Edge of the Kingdom is an interactive, instructive work with much to say about truth and meaning.
In interactive, genre-defying prose, William Walker’s Edge of the Kingdom presents a personal worldview that urges seeking truth and love.
The theological perspective of the work is that God is contained within every person. Only awareness—perhaps fueled by substance use—is necessary to bring God to the fore, it claims. The work urges people to love each other, discover the true nature of the divine, and embrace positivity.
Simultaneously, the book tells the story of two star-crossed lovers: an active military man and an alluring stripper. The combination of these two narrative streams is designed to be didactic but results in awkward reading.

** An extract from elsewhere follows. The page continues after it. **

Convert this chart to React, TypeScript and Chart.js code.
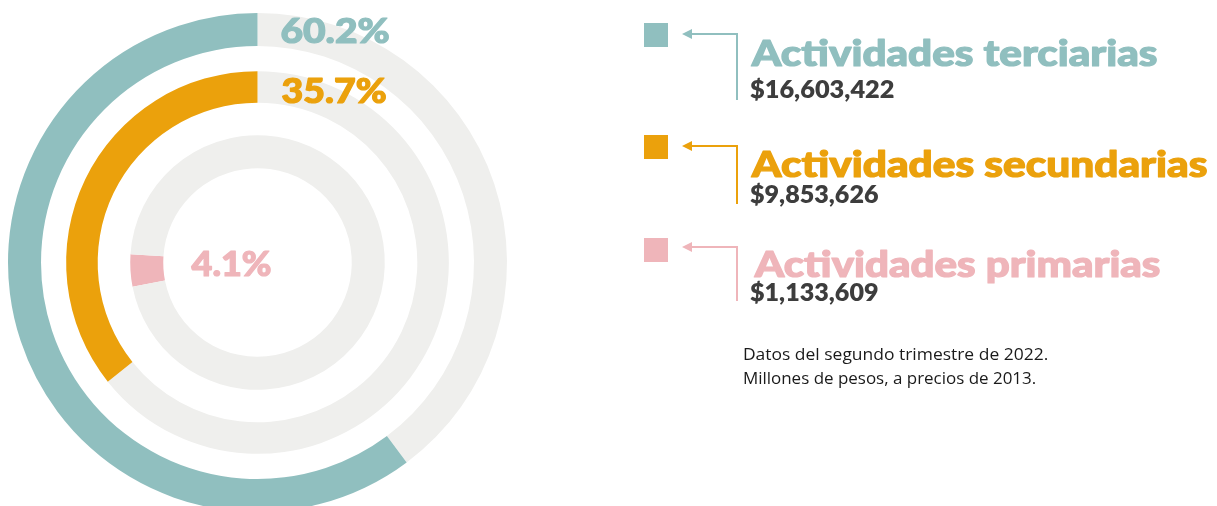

Authorial intent is made clear from the beginning of the work, which encourages the audience to smoke weed while reading in order to reach the same high that is crucial within the less-than-a-day-long romance between the main characters, Jack and Trinity. Though sexual attraction brings them together initially, they forge their more intimate connection through long, convoluted conversations they have while high.
These interactive qualities of the text are interesting, if they ultimately make it difficult to become truly immersed in the story. Characters lack depth. They talk a great deal—about politics, religion, and ontology—but are often interrupted by omniscient narration, with a directing, overarching voice urging that the audience partake in a particular playlist or movie to achieve true understanding of the work.

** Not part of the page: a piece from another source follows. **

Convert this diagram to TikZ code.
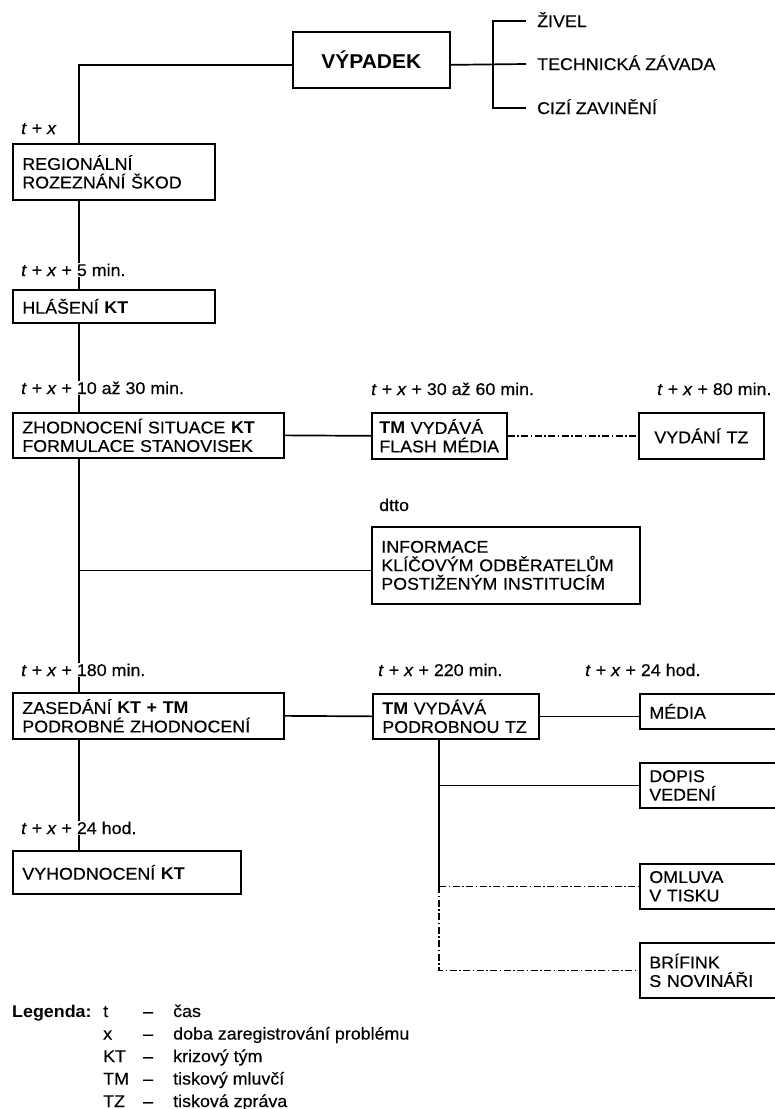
\documentclass[tikz,border=0pt]{standalone}
\usepackage{fontspec}
\setmainfont{Liberation Sans}[FakeStretch=1.05,
  UprightFeatures={FakeBold=0.35}, ItalicFeatures={FakeBold=0.35}]
\hyphenpenalty=10000
\exhyphenpenalty=10000
\begin{document}
\begin{tikzpicture}[x=1pt,y=-1pt,
  conn/.style={line width=1.7pt},
  dd/.style={line width=1.6pt, dash pattern=on 7pt off 2.5pt on 1.5pt off 2.5pt},
  box/.style={draw, line width=1.7pt, anchor=north west, inner xsep=9.5pt, inner ysep=0pt,
    align=left, font=\fontsize{17}{18.5}\selectfont},
  lbl/.style={anchor=west, inner sep=1pt, font=\fontsize{17}{18.5}\selectfont,
    text height=12pt, text depth=0pt},
  tlbl/.style={lbl, fill=white},
  leg/.style={anchor=base west, inner sep=0pt, font=\fontsize{17}{22}\selectfont}]

\useasboundingbox (0,0) rectangle (775,1109);
\clip (0,0) rectangle (775,1109);

% axis lines of the two vertical chains
\coordinate (spine) at (79,0);
\coordinate (spine2) at (439,0);
\coordinate (brk) at (493,0);

% boxes
\node[box, minimum width=157pt, minimum height=56pt, text width=138pt, align=center,
  font=\fontsize{20}{22}\selectfont\bfseries] (vypadek) at (292,31) {VÝPADEK};
\node[box, minimum width=202pt, minimum height=56pt, text width=183pt] (reg) at (12,143)
  {REGIONÁLNÍ\\ROZEZNÁNÍ ŠKOD};
\node[box, minimum width=202pt, minimum height=33pt, text width=183pt] (hlas) at (12,289)
  {HLÁŠENÍ \textbf{KT}};
\node[box, minimum width=271pt, minimum height=45pt, text width=252pt] (zhod) at (12,412)
  {ZHODNOCENÍ SITUACE \textbf{KT}\\FORMULACE STANOVISEK};
\node[box, minimum width=135pt, minimum height=46pt, inner xsep=7.5pt, text width=120pt] (flash) at (371,412)
  {\textbf{TM} VYDÁVÁ\\FLASH~MÉDIA};
\node[box, minimum width=125pt, minimum height=46pt, text width=106pt, align=center] (vydani) at (638,412)
  {VYDÁNÍ TZ};
\node[box, minimum width=268pt, minimum height=77pt, text width=249pt] (info) at (371,526)
  {INFORMACE\\KLÍČOVÝM ODBĚRATELŮM\\POSTIŽENÝM INSTITUCÍM};
\node[box, minimum width=271pt, minimum height=46pt, text width=252pt] (zased) at (12,692)
  {ZASEDÁNÍ \textbf{KT + TM}\\PODROBNÉ ZHODNOCENÍ};
\node[box, minimum width=166pt, minimum height=45pt, text width=147pt] (podrob) at (372,693)
  {\textbf{TM} VYDÁVÁ\\PODROBNOU TZ};
\node[box, minimum width=150pt, minimum height=35pt, text width=131pt] (media) at (639,693)
  {MÉDIA};
\node[box, minimum width=150pt, minimum height=45pt, text width=131pt] (dopis) at (639,762)
  {DOPIS\\VEDENÍ};
\node[box, minimum width=228pt, minimum height=43pt, text width=209pt] (vyhod) at (12,850)
  {VYHODNOCENÍ \textbf{KT}};
\node[box, minimum width=150pt, minimum height=45pt, text width=131pt] (omluva) at (639,863)
  {OMLUVA\\V TISKU};
\node[box, minimum width=150pt, minimum height=55pt, text width=131pt] (brif) at (639,942)
  {BRÍFINK\\S NOVINÁŘI};

% causes
\node[lbl] (zivel) at (536,21) {ŽIVEL};
\node[lbl] (tech) at (536,64) {TECHNICKÁ ZÁVADA};
\node[lbl] (cizi) at (536,108) {CIZÍ ZAVINĚNÍ};

% connectors
\draw[conn] ([yshift=-5pt]vypadek.west) -| (spine |- reg.north);
\draw[conn] ([yshift=-5pt]vypadek.east) -- ([xshift=-10pt]tech.west);
\draw[conn] ([xshift=-10pt]zivel.west) -| (brk |- cizi.west) -- ([xshift=-10pt]cizi.west);
\draw[conn] (spine |- reg.south) -- (spine |- hlas.north);
\draw[conn] (spine |- hlas.south) -- (spine |- zhod.north);
\draw[conn] (spine |- zhod.south) -- (spine |- zased.north);
\draw[conn] (spine |- info.west) ++(0,5) -- ([yshift=-5pt]info.west);
\draw[conn] (spine |- zased.south) -- (spine |- vyhod.north);
\draw[conn] (zhod.east) -- (flash.west);
\draw[dd] (flash.east) -- (vydani.west);
\draw[conn] (zased.east) -- (podrob.west);
\draw[conn] (podrob.east) -- (podrob.east -| media.west);
\draw[conn] (spine2 |- podrob.south) -- (spine2 |- omluva.west);
\draw[conn] (spine2 |- dopis.west) -- (dopis.west);
\draw[dd] (spine2 |- omluva.west) -- (omluva.west);
\draw[dd] (spine2 |- omluva.west) -- (spine2 |- brif.west) -- (brif.west);

% time marks
\node[tlbl] (t0) at (20,128) {\textit{t} + \textit{x}};
\node[tlbl] (t1) at (20,270) {\textit{t} + \textit{x} + 5 min.};
\node[tlbl] (t2) at (20,388) {\textit{t} + \textit{x} + 10 až 30 min.};
\node[tlbl] (t3) at (370,389) {\textit{t} + \textit{x} + 30 až 60 min.};
\node[tlbl] (t4) at (656,389) {\textit{t} + \textit{x} + 80 min.};
\node[tlbl] (t5) at (378,505) {dtto};
\node[tlbl] (t6) at (20,670) {\textit{t} + \textit{x} + 180 min.};
\node[tlbl] (t7) at (377,670) {\textit{t} + \textit{x} + 220 min.};
\node[tlbl] (t8) at (584,670) {\textit{t} + \textit{x} + 24 hod.};
\node[tlbl] (t9) at (20,828) {\textit{t} + \textit{x} + 24 hod.};

% legend
\node[leg, font=\fontsize{17}{22}\selectfont\bfseries] (legh) at (12,1017) {Legenda:};
\foreach \k/\d [count=\i] in {t/čas, x/doba zaregistrování problému, KT/krizový tým,
    TM/tiskový mluvčí, TZ/tisková zpráva} {
  \node[leg] (legk\i) at (103,994.5+22.5*\i) {\k};
  \node[leg] (legs\i) at (143,994.5+22.5*\i) {–};
  \node[leg] (legd\i) at (173,994.5+22.5*\i) {\d};
}
\end{tikzpicture}
\end{document}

Such constant interruptions are very distracting. The book’s heavy use of pop culture references—from shows like Seinfeld and Friends—date the work considerably, and little is truly revealed about the characters and their inner lives through these side excursions.
Dialogue is stilted and pedantic, mostly functioning to deliver revelations beyond the characters’ lives—thoughts concerning the dual nature of God (male/female, dark/light), or the methods by which one might reach the edge of the kingdom. Over the course of the night, Jack and Trinity engage with topics including climate change, Trump, faith, and death.

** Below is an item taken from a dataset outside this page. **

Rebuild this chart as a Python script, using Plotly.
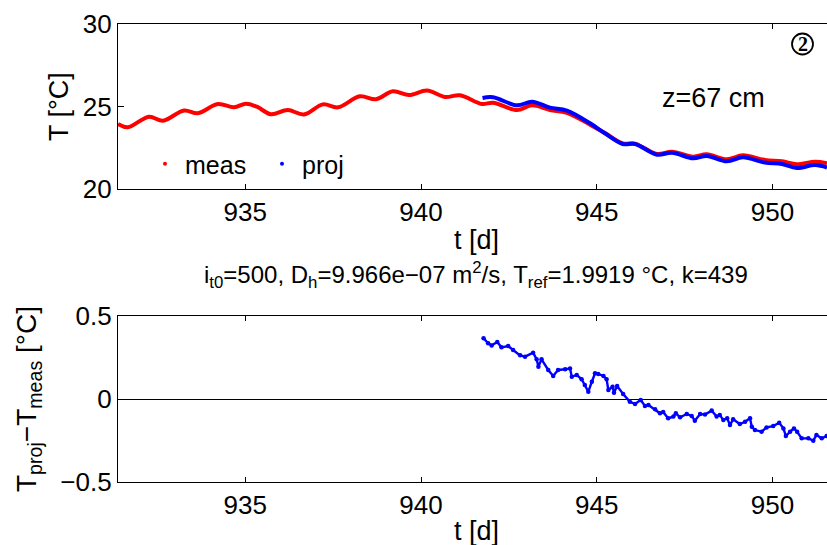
import plotly.graph_objects as go
from plotly.subplots import make_subplots

# Measured temperature at z = 67 cm
t_meas = [931.38, 931.66, 932.26, 932.66, 933.26, 933.65, 934.22, 934.68, 935.02, 935.33,
          935.73, 936.21, 936.67, 937.21, 937.64, 938.26, 938.72, 939.20, 939.66, 940.17,
          940.68, 941.11, 941.73, 942.05, 942.73, 943.16, 943.67, 944.15, 944.81, 945.23,
          945.74, 946.09, 946.71, 947.14, 947.74, 948.13, 948.70, 949.16, 949.78, 950.27,
          950.69, 951.21, 951.55]
T_meas = [23.94, 23.74, 24.38, 24.14, 24.76, 24.59, 25.15, 24.95, 25.17, 24.99,
          24.53, 24.79, 24.52, 25.13, 24.95, 25.62, 25.44, 25.92, 25.69, 25.97,
          25.58, 25.68, 25.15, 25.23, 24.79, 25.07, 24.79, 24.62, 23.90, 23.40,
          22.76, 22.75, 22.12, 22.26, 21.96, 22.10, 21.80, 22.04, 21.76, 21.68,
          21.50, 21.65, 21.56]

# Projected temperature
t_proj = [941.75, 942.05, 942.73, 943.16, 943.67, 944.15, 944.81, 945.23, 945.74, 946.09,
          946.71, 947.14, 947.74, 948.13, 948.70, 949.16, 949.78, 950.27, 950.69, 951.21,
          951.55]
T_proj = [25.52, 25.56, 25.07, 25.29, 24.93, 24.75, 23.98, 23.38, 22.73, 22.73,
          22.08, 22.20, 21.86, 22.00, 21.68, 21.92, 21.60, 21.52, 21.27, 21.45,
          21.30]

# Residual T_proj - T_meas
t_diff = [941.78, 941.91, 942.01, 942.17, 942.29, 942.48, 942.62, 942.82, 942.96, 943.19,
          943.29, 943.34, 943.43, 943.62, 943.76, 943.90, 944.10, 944.24, 944.29, 944.43,
          944.57, 944.66, 944.76, 944.86, 944.95, 945.04, 945.19, 945.28, 945.33, 945.45,
          945.49, 945.58, 945.75, 945.94, 946.09, 946.25, 946.37, 946.47, 946.66, 946.80,
          946.89, 947.03, 947.18, 947.25, 947.37, 947.56, 947.70, 947.79, 947.94, 948.08,
          948.27, 948.41, 948.50, 948.60, 948.71, 948.79, 948.88, 949.07, 949.22, 949.36,
          949.41, 949.50, 949.69, 949.83, 950.02, 950.19, 950.31, 950.38, 950.50, 950.61,
          950.70, 950.83, 951.02, 951.16, 951.25, 951.40, 951.54]
dT = [0.366, 0.336, 0.323, 0.343, 0.311, 0.319, 0.295, 0.263, 0.255, 0.279,
      0.239, 0.195, 0.239, 0.175, 0.139, 0.175, 0.179, 0.183, 0.134, 0.145,
      0.119, 0.084, 0.044, 0.104, 0.155, 0.151, 0.139, 0.119, 0.054, 0.074,
      0.038, 0.078, 0.030, -0.016, -0.030, -0.006, -0.042, -0.036, -0.062, -0.086,
      -0.078, -0.116, -0.106, -0.086, -0.110, -0.090, -0.102, -0.131, -0.090, -0.094,
      -0.070, -0.106, -0.096, -0.127, -0.116, -0.157, -0.122, -0.151, -0.137, -0.116,
      -0.167, -0.187, -0.197, -0.171, -0.163, -0.143, -0.177, -0.223, -0.197, -0.177,
      -0.197, -0.237, -0.237, -0.251, -0.217, -0.237, -0.223]

x_ticks = [935, 940, 945, 950]
top_ticks = [20, 25, 30]
bot_ticks = [-0.5, 0, 0.5]
bot_ticklabels = ["\u22120.5", "0", "0.5"]

FONT = "Liberation Sans, Arial, Helvetica, sans-serif"
RED = "#ff0000"
BLUE = "#0000ff"

W, H = 827, 545
ML, MR, MT, MB = 118, 0, 24, 63
PW, PH = W - ML - MR, H - MT - MB


def px(x):
    return (x - ML) / PW


def py(y):
    return (H - MB - y) / PH


fig = make_subplots(rows=2, cols=1, shared_xaxes=False)

fig.add_trace(go.Scatter(x=t_meas, y=T_meas, mode="lines", line=dict(color=RED, width=4, shape="spline"),
                         showlegend=False), row=1, col=1)
fig.add_trace(go.Scatter(x=t_proj, y=T_proj, mode="lines", line=dict(color=BLUE, width=4, shape="spline"),
                         showlegend=False), row=1, col=1)
# legend entries shown as small dots
fig.add_trace(go.Scatter(x=[None], y=[None], mode="markers", marker=dict(color=RED, size=4),
                         name="meas"), row=1, col=1)
fig.add_trace(go.Scatter(x=[None], y=[None], mode="markers", marker=dict(color=BLUE, size=4),
                         name="proj"), row=1, col=1)

fig.add_trace(go.Scatter(x=t_diff, y=dT, mode="lines+markers", line=dict(color=BLUE, width=2.4),
                         marker=dict(color=BLUE, size=4.5), showlegend=False), row=2, col=1)

xr = [931.38, 951.55]
fig.update_xaxes(range=xr, tickvals=x_ticks, ticks="inside", ticklen=5, tickcolor="black",
                 showline=True, linecolor="black", linewidth=1.3, mirror="ticks",
                 showgrid=False, zeroline=False, domain=[0, 1],
                 tickfont=dict(family=FONT, size=26, color="black"))

common_y = dict(ticks="inside", ticklen=6, tickcolor="black", showline=True, linecolor="black",
                linewidth=1.3, mirror=False, showgrid=False,
                tickfont=dict(family=FONT, size=26, color="black"))
fig.update_yaxes(**common_y, range=[20, 30], tickvals=top_ticks, zeroline=False,
                 domain=[py(189), 1.0], row=1, col=1)
fig.update_yaxes(**common_y, range=[-0.5, 0.5], tickvals=bot_ticks, ticktext=bot_ticklabels,
                 zeroline=True, zerolinecolor="black", zerolinewidth=1.3,
                 domain=[0.0, py(316)], row=2, col=1)


def label(text, x, y, size, angle=0, family=FONT):
    return dict(text=text, x=px(x), y=py(y), xref="paper", yref="paper", textangle=angle,
                xanchor="center", yanchor="middle", showarrow=False,
                font=dict(family=family, size=size, color="black"))


fig.update_layout(
    width=W, height=H,
    margin=dict(l=ML, r=MR, t=MT, b=MB),
    paper_bgcolor="white", plot_bgcolor="white",
    font=dict(family=FONT, color="black"),
    legend=dict(orientation="h", x=px(145), y=py(164), xanchor="left", yanchor="middle",
                bgcolor="rgba(0,0,0,0)", font=dict(family=FONT, size=25, color="black"),
                itemwidth=30, entrywidth=72),
    annotations=[
        label("T [°C]", 59, 107, 27, -90),
        label("T<sub>proj</sub>\u2212T<sub>meas</sub> [°C]", 28, 399, 28, -90),
        label("t [d]", 476, 240, 27),
        label("t [d]", 476, 531, 27),
        label("i<sub>t0</sub>=500, D<sub>h</sub>=9.966e\u221207 m<sup>2</sup>/s, "
              "T<sub>ref</sub>=1.9919 °C, k=439", 476, 275, 24),
        label("z=67 cm", 713, 98, 27),
        label("<b>2</b>", 802.5, 44.5, 20, family="Liberation Serif, Times New Roman, serif"),
    ],
    shapes=[
        dict(type="circle", xref="paper", yref="paper",
             x0=px(792), x1=px(813), y0=py(54.5), y1=py(33.5),
             line=dict(color="black", width=1.8)),
    ],
)

fig.write_html("out.html")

Writing is simple and indulges in clichés. People within the book have hearts of gold and find love at first sight. Descriptions are infrequently evocative, with the text focusing on driving home its message rather than on perfecting delivery.
At the end of the book, the story proffers a few surprises that reference earlier moments, but the twists—which feel foreshadowed by the bolded, italicized text that announces intents throughout the work—are anti-climactic.
Edge of the Kingdom is an interactive, instructive work with much to say, if it does trip over its own conventions.